After the Lac-Megantic tragedy, senior Transportation Department officials vowed to prevent a similar accident from happening in the United States. Cynthia Quarterman, the Transportation official who oversaw the regulatory response until her resignation in October, and Joseph Szabo, the FRA head through the end of this year, assembled working groups for three issues: train securement, crew size and hazardous materials.
Between September 2013 and April 2014, the three groups met, debated and thrashed out their recommendations.
A drafting session of the hazardous materials working group was held on January 27, in a large meeting room at the headquarters of the National Association of Home Builders, five blocks from the White House. About 60 people sat most of the day facing one another around a large rectangular configuration of conference tables.
FRA staffers occupied one line of tables, including Karl Alexy, head of the agency’s Hazardous Materials Division and chair of the meeting. The other seats were occupied by representatives from industries that ship hazardous materials by rail, including the Association of American Railroads, American Petroleum Institute, Chlorine Institute, American Chemistry Council, Fertilizer Institute and the Institute of Makers of Explosives.
Several railroads that run oil trains on their track also attended, including Canadian National Railway, Union Pacific, Watco and BNSF, the largest shipper of crude. Warren Buffett’s investment firm, Berkshire Hathaway, acquired BNSF for $44 billion in 2009, just as the crude-by-rail boom was taking off. Railroad worker unions were at the session, too, including the Brotherhood of Locomotive Engineers and Trainmen.
Throughout the day, the FRA’s Alexy floated safety recommendations drawn up by his staff. But none got past Michael J. Rush, the railroad association’s watchful attorney. Rush interjected, objected and parried with Alexy, dominating the discussion and delaying or diluting the recommendations.
The railroad association denied a request to speak with Rush, who was paid nearly $1.2 million in 2012 by the association and related organizations, according to the association’s tax filing that year, the most recent filing available.
At one point, Alexy proposed that railroads carrying large volumes of crude oil be required to have a comprehensive spill response plan, just as oil pipeline companies must have. Canada’s Transportation Safety Board had made that one of its key recommendations after the Lac-Megantic derailment, and the U.S. NTSB had taken the unusual step of endorsing Canada’s recommendations, simultaneously announcing them from Washington.
But Ross was having none of it.
Swiveling in his chair as he swung the microphone to his lips, he said, “With all due respect to the NTSB, they completely misunderstood this regulation and this topic.”
After some more back and forth, Alexy did what he would do throughout the day: He deferred to Rush.
“I agree, unless there’s any objection,” Alexy said.
There was none.
At one point, Alexy offered a recommendation that would have required better communication between shippers and railroads, to make sure railcars carrying heavier loads don’t travel over bridges that aren’t strong enough to support them. A typical oil train places roughly 15,000 tons of pressure on structures that could be as much as 150 years old.

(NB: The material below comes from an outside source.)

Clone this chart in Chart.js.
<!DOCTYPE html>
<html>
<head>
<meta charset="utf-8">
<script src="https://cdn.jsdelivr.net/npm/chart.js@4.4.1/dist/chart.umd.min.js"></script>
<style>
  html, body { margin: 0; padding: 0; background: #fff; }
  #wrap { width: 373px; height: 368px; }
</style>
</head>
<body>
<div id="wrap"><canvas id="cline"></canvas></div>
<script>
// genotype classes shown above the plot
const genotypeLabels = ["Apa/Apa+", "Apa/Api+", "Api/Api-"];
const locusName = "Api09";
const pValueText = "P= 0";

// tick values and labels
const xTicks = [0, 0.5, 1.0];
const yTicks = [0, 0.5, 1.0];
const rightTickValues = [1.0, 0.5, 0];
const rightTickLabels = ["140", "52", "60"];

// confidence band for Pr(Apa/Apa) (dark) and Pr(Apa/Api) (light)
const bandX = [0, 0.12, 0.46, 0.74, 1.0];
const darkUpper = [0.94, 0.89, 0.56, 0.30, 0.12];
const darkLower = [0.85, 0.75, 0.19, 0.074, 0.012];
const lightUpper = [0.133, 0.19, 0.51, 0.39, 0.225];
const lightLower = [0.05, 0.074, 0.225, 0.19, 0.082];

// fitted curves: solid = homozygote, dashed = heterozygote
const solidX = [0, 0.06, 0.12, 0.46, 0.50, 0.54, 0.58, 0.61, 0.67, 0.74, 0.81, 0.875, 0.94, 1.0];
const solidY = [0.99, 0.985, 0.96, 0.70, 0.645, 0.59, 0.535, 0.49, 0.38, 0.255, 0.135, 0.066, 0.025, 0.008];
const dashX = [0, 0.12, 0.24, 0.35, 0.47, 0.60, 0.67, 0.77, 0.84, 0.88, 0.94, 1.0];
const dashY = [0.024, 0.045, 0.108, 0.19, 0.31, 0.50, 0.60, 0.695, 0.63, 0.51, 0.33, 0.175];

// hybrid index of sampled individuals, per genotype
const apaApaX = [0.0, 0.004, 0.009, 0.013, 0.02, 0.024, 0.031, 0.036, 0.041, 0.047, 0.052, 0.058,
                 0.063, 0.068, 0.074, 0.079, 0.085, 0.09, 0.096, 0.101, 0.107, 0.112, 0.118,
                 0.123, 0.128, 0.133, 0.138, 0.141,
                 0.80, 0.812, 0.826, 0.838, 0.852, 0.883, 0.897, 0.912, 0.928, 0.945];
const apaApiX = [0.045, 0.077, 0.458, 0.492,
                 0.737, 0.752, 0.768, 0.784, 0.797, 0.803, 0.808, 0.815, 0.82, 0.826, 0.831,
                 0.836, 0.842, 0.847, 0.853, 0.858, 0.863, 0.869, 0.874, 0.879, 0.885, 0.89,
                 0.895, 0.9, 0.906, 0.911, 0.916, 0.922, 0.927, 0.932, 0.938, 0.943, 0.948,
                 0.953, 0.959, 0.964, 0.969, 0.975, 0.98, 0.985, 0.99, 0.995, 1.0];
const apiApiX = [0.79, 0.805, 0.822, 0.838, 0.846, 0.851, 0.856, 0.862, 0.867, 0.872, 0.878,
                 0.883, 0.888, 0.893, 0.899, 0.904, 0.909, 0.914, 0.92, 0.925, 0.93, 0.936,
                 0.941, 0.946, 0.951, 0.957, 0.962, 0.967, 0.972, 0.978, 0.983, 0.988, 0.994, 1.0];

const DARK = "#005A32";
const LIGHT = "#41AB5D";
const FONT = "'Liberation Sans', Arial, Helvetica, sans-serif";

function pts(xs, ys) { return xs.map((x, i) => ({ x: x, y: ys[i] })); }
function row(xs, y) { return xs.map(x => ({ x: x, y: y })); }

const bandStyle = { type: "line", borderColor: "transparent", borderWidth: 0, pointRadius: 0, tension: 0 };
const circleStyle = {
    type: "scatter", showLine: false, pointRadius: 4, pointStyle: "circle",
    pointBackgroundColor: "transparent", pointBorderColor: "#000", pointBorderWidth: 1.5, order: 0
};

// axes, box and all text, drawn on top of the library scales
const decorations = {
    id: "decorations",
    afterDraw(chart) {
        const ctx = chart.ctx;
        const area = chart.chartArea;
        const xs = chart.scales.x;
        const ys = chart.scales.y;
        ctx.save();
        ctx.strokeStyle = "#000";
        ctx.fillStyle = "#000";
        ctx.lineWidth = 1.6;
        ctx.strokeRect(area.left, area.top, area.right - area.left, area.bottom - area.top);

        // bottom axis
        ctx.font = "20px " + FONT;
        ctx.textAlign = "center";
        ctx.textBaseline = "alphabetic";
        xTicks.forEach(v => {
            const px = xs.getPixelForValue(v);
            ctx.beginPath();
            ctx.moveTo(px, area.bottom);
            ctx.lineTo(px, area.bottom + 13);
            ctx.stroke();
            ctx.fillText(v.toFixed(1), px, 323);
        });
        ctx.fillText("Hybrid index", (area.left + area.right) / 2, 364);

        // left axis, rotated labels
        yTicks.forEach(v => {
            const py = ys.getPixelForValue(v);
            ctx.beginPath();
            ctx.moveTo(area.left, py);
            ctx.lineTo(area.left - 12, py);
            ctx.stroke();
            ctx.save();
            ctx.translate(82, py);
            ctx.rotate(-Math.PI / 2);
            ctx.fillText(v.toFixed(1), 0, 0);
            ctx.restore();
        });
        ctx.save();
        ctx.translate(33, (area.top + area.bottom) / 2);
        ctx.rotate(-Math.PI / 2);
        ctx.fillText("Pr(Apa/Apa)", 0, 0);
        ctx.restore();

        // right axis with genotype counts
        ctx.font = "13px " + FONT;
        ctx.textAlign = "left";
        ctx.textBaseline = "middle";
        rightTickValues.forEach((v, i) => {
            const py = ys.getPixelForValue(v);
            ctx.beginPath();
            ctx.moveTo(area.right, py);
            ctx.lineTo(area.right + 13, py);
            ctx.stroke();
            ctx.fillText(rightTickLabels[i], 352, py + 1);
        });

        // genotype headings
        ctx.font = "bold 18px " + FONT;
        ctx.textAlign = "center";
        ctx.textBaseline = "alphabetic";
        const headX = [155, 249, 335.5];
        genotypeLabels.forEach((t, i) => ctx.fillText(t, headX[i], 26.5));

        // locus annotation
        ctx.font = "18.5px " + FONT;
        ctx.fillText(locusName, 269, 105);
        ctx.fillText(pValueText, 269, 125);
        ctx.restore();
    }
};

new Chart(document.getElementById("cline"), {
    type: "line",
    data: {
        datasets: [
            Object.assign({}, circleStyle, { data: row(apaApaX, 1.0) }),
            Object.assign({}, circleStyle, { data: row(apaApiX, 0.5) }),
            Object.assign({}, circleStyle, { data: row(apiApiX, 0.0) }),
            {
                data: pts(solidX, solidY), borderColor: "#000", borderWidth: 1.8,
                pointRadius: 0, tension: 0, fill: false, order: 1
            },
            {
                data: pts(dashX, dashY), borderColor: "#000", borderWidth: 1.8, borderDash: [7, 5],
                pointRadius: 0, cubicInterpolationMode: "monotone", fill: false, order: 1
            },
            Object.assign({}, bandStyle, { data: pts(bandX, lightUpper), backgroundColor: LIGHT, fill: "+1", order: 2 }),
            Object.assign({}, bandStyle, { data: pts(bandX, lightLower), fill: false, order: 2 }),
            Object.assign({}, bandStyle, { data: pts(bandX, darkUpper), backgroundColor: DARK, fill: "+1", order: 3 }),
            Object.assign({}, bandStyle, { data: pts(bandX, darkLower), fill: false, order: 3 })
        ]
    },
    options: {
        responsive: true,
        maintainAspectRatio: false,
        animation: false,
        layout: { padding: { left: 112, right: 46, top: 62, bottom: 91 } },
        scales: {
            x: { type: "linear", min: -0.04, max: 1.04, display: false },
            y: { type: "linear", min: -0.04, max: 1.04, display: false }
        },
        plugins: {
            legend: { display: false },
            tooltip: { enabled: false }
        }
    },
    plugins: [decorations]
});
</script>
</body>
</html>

“I’m not sure we have a problem with this in the industry,” Rush said.
Alexy cited a recent incident where it had been a big problem—a bridge had collapsed under the weight of railcars it wasn’t certified to support, resulting in a derailment. But after a few minutes of discussion, the group “parked” that recommendation, too.

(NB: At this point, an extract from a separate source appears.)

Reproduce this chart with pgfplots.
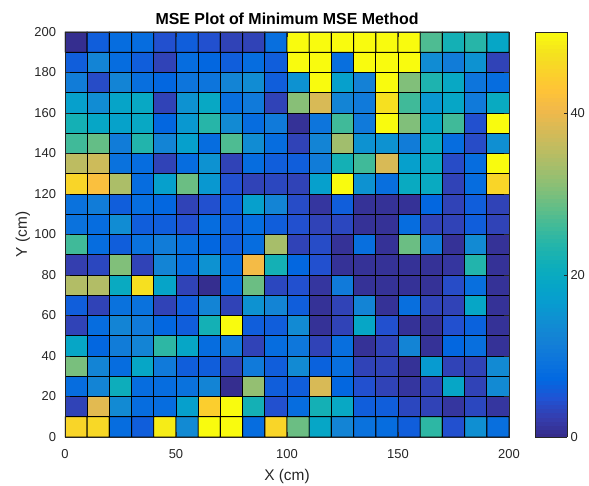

An exchange between Alexy and Cynthia Hilton, executive vice president of the Institute of Makers of Explosives, reflected the tone of the meeting.
Hilton said she believed the goal that day was to produce recommendations that would give the industry guidance, not requirements that would force them to take specific actions.
“And now I’m reading that ‘the shipper must develop and adhere to a sampling and testing program,’” she said. “That doesn’t sound like a guidance document.”
“You’re right and I agree,” Alexy assured Hilton. “This is of course open for editing, ideas and suggestions. I circled the word ‘must’…. ‘Should’ is probably a little more appropriate.”
In April, the hazardous materials working group produced four narrow, technical recommendations. For instance, one recommended a definition for what constitutes an oil train. Another offered a definition for what constitutes an empty rail car.
None of the staff recommendations that Rush had objected to during the drafting session made the cut. Nor did any of the NTSB recommendations, such as the one that would have required railroads to have emergency plans.
The regulations are still under consideration by the Transporation Department without a formal deadline.
In July, California tried to fill part of the regulatory gap by imposing a 6.5-cent per barrel fee on oil shipped into the state by rail. The money will help communities develop emergency response plans for possible spills. BNSF, Union Pacific, and the Association of American Railroads have since filed suit against California, arguing that such matters are the province of the federal government.
Alexy declined through the railroad agency press office to be interviewed for this article. At an NTSB hearing in April, however, he responded to a questioner who asked him to characterize the results of the working group’s activities.
“A lot of things that we took up initially were overcome by events,” he explained.
Fred Millar, an advocate for tighter hazmat rail regulations and a longtime observer of the FRA, had another explanation: “Industry had veto power over everything.”